As Raytheon continued to struggle developing OCX, the program office paused development in late 2013 to fix what it believed were the root causes of the development issues, and significantly increased the program’s cost and schedule estimates. However, progress reports to DOD acquisition leadership continued to be overly optimistic relative to the reality of OCX problems. OCX issues appear to be persistent and systemic, raising doubts whether all root causes have been adequately identified, let alone addressed, and whether realistic cost and schedule estimates have been developed.

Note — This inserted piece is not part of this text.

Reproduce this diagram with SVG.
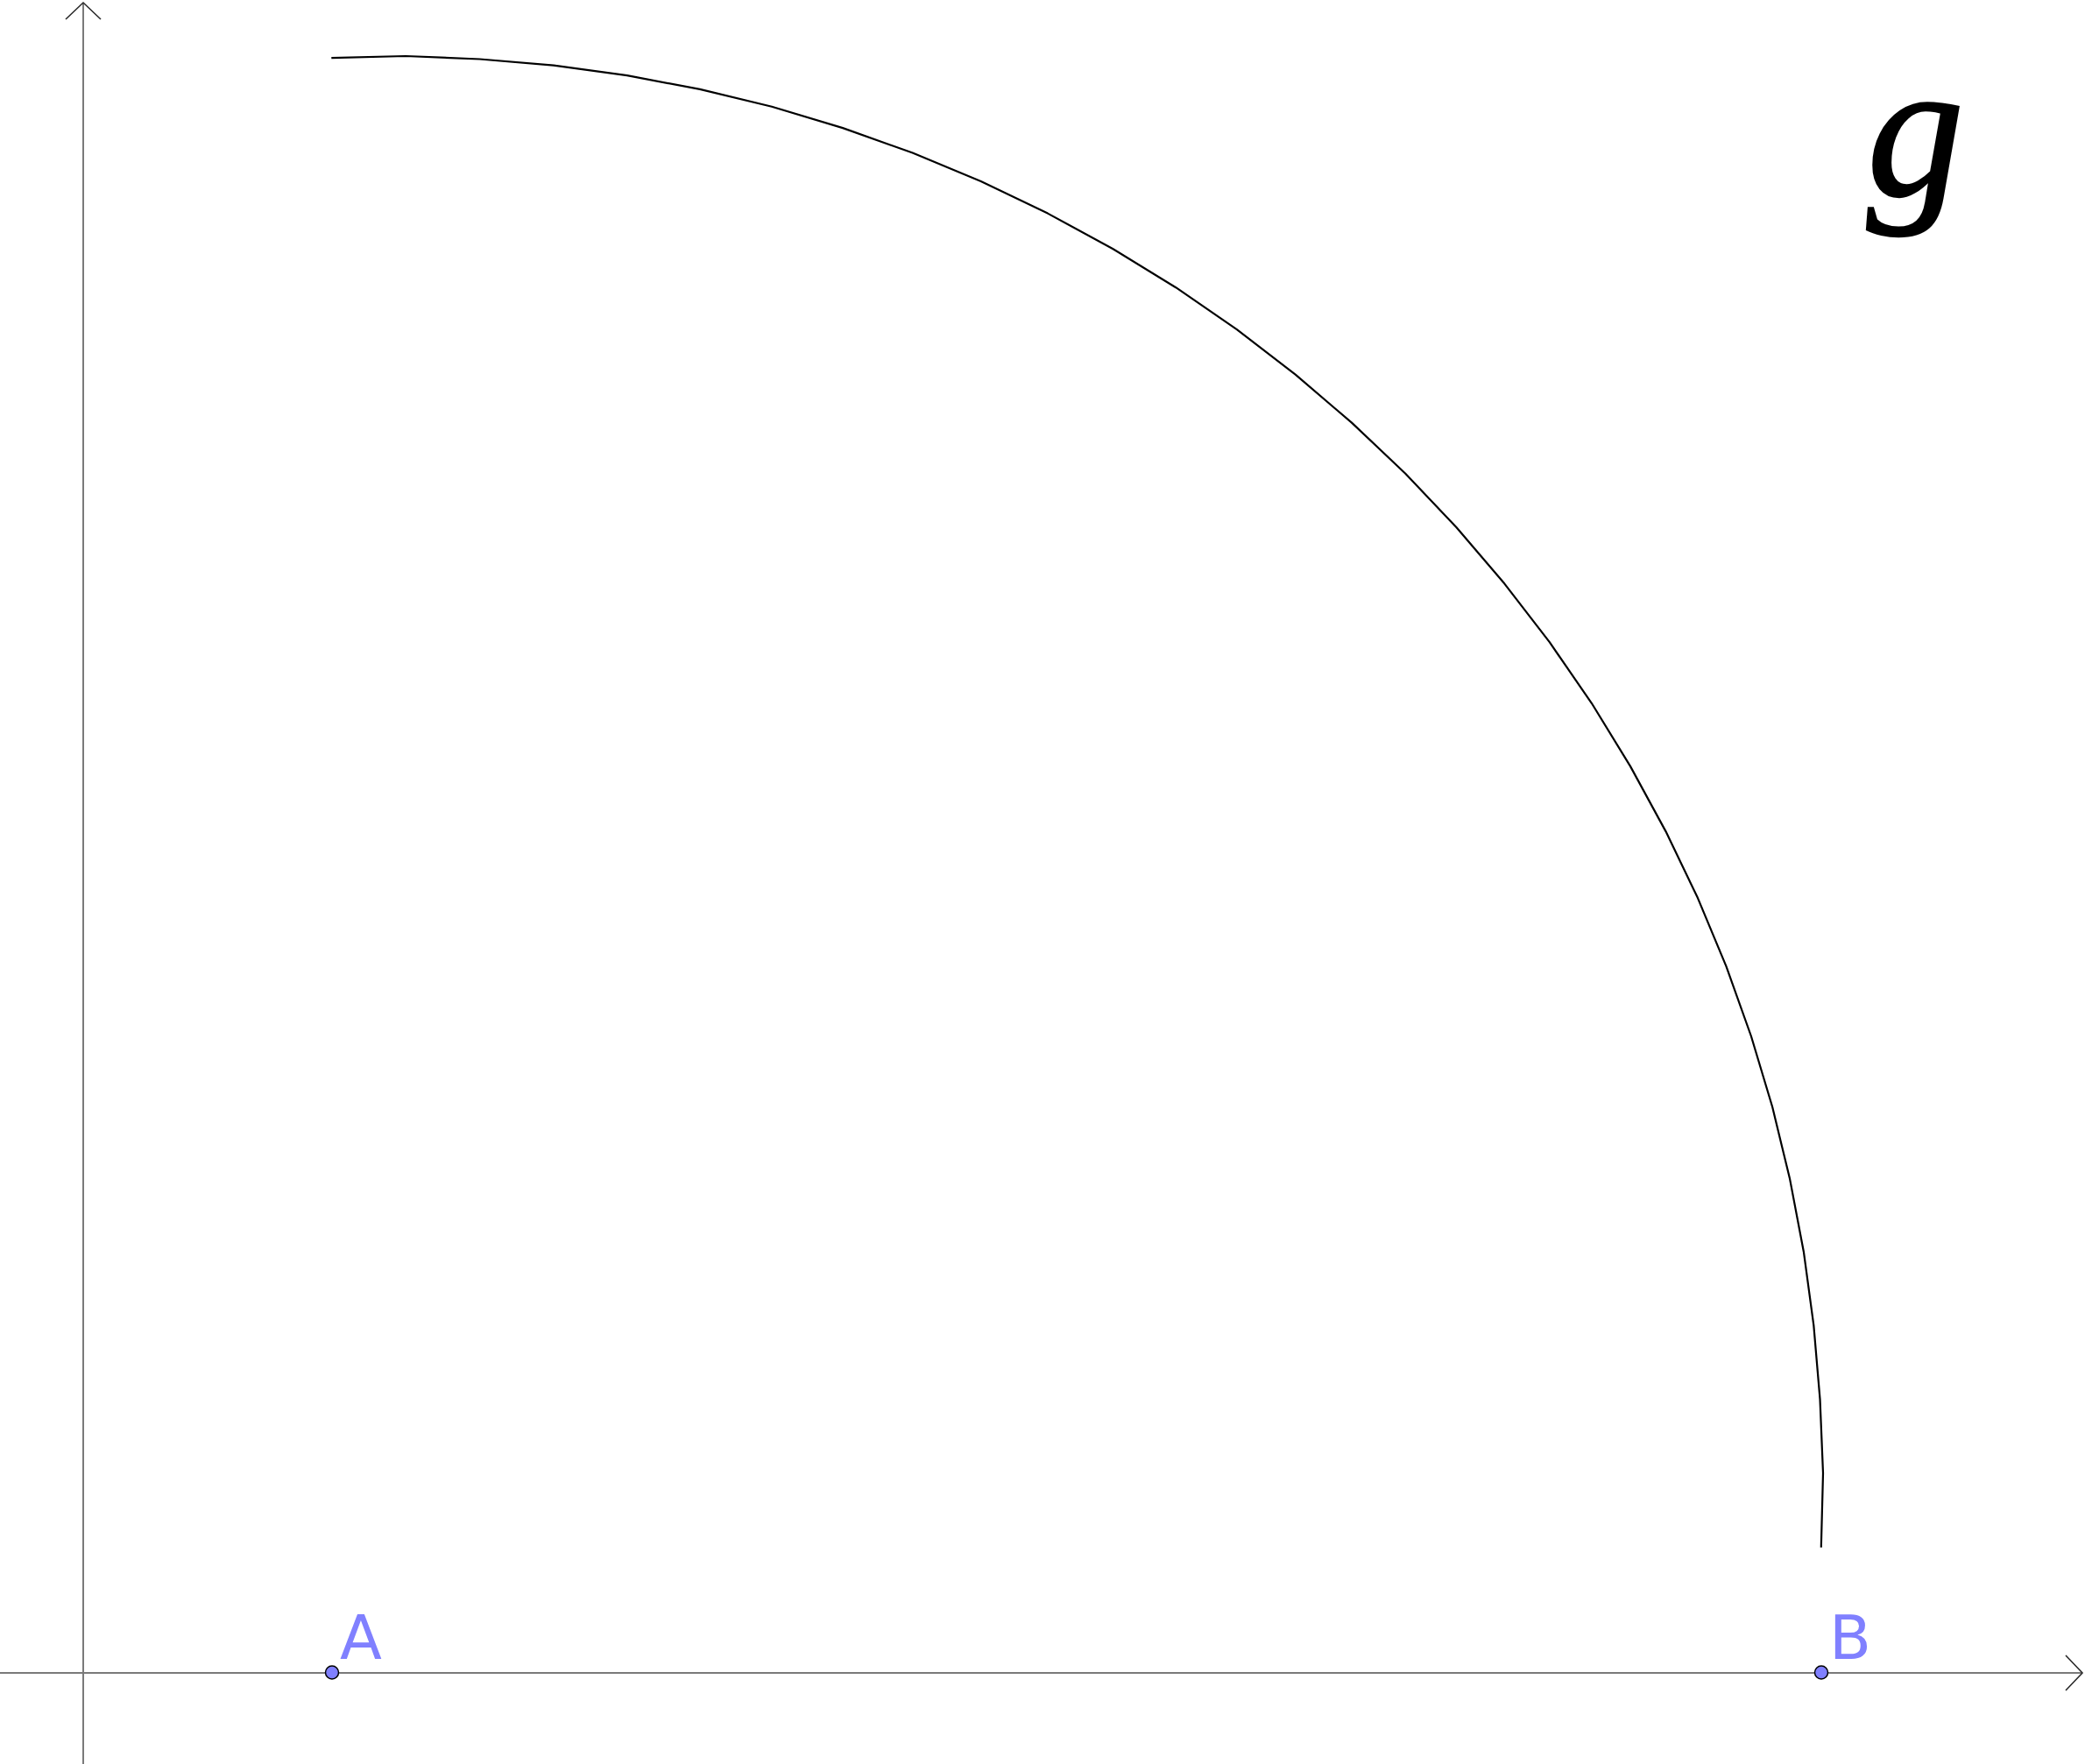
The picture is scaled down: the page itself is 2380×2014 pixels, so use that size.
<svg xmlns="http://www.w3.org/2000/svg" width="2380" height="2014" viewBox="0 0 2380 2014">
<style>
.axis{stroke:#7a7a7a;stroke-width:2;fill:none}
.head{stroke:#2a2a2a;stroke-width:1.6;fill:none;stroke-linejoin:miter}
.curve{stroke:#000;stroke-width:2.2;fill:none;stroke-linejoin:round}
.pt{fill:#8080ff;stroke:#000;stroke-width:1.5}
.lbl{fill:#8080ff;font-family:"DejaVu Sans",sans-serif;font-size:70px}
</style>
<rect width="2380" height="2014" fill="#fff"/>
<g id="axes">
<line class="axis" x1="95" y1="3" x2="95" y2="2014"/>
<line class="axis" x1="0" y1="1910" x2="2377" y2="1910"/>
<polyline class="head" points="75,22 95,3 115,22"/>
<polyline class="head" points="2358,1890 2377,1910 2358,1930"/>
</g>
<g id="curve-g">
<polyline class="curve" points="378.3,66.2 463,64 547.6,67.5 631.9,74.7 715.8,86.1 798.9,101.9 881,121.8 962,146.1 1041.7,174.5 1119.7,207 1195.9,243.6 1270.1,284 1342.2,328.2 1411.8,376.2 1478.7,427.7 1543,482.6 1604.3,540.7 1662.4,602 1717.3,666.3 1768.8,733.2 1816.8,802.8 1861,874.9 1901.4,949.1 1938,1025.3 1970.5,1103.3 1998.9,1183 2023.2,1264 2043.1,1346.1 2058.9,1429.2 2070.3,1513.1 2077.5,1597.4 2081,1682 2078.8,1766.7"/>
<text x="2131" y="223" font-family="Liberation Serif, serif" font-style="italic" font-size="222" fill="#000" stroke="#000" stroke-width="2.5">g</text>
</g>
<g id="point-A">
<circle class="pt" cx="379" cy="1909.5" r="7.5"/>
<text class="lbl" x="388" y="1894">A</text>
</g>
<g id="point-B">
<circle class="pt" cx="2079" cy="1909.5" r="7.5"/>
<text class="lbl" x="2088" y="1894">B</text>
</g>
</svg>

Writing in Defense News, Aaron Mehta reported on 02 December 2015 that the Pentagon was considering a "range" of options for fixing the Air Force's GPS III control station, including a potential recompetition of the contract, according to the department's top acquisition official. Frank Kendall, undersecretary for acquisition, technology and logistics, told reporters Wednesday that the Operational Control Segment (OCX) program is "not executing where we'd like it to be." A new competition to fully replace Raytheon seemed unlikely due to how much work the company had already completed.
OCX, reached what is called a Nunn-McCurdy breach, June 30, 2016. The Nunn-McCurdy provision applies to weapons programs and requires the military services to notify Congress if a program's cost per unit increases 25 percent or more over the current baseline estimate. But well before June 30, defense acquisition staf began working with Raytheon, the contractor for OCX, to resolve program issues. In December 2015, Undersecretary of Defense for Acquisition, Technology and Logistics Frank Kendall directed in-depth quarterly reviews, including a series of "deep dives" overseen by him. Certification activities began in July 2016, and culminated with Kendall certifying the program to Congress 13 October 2016, thus allowing the program to continue.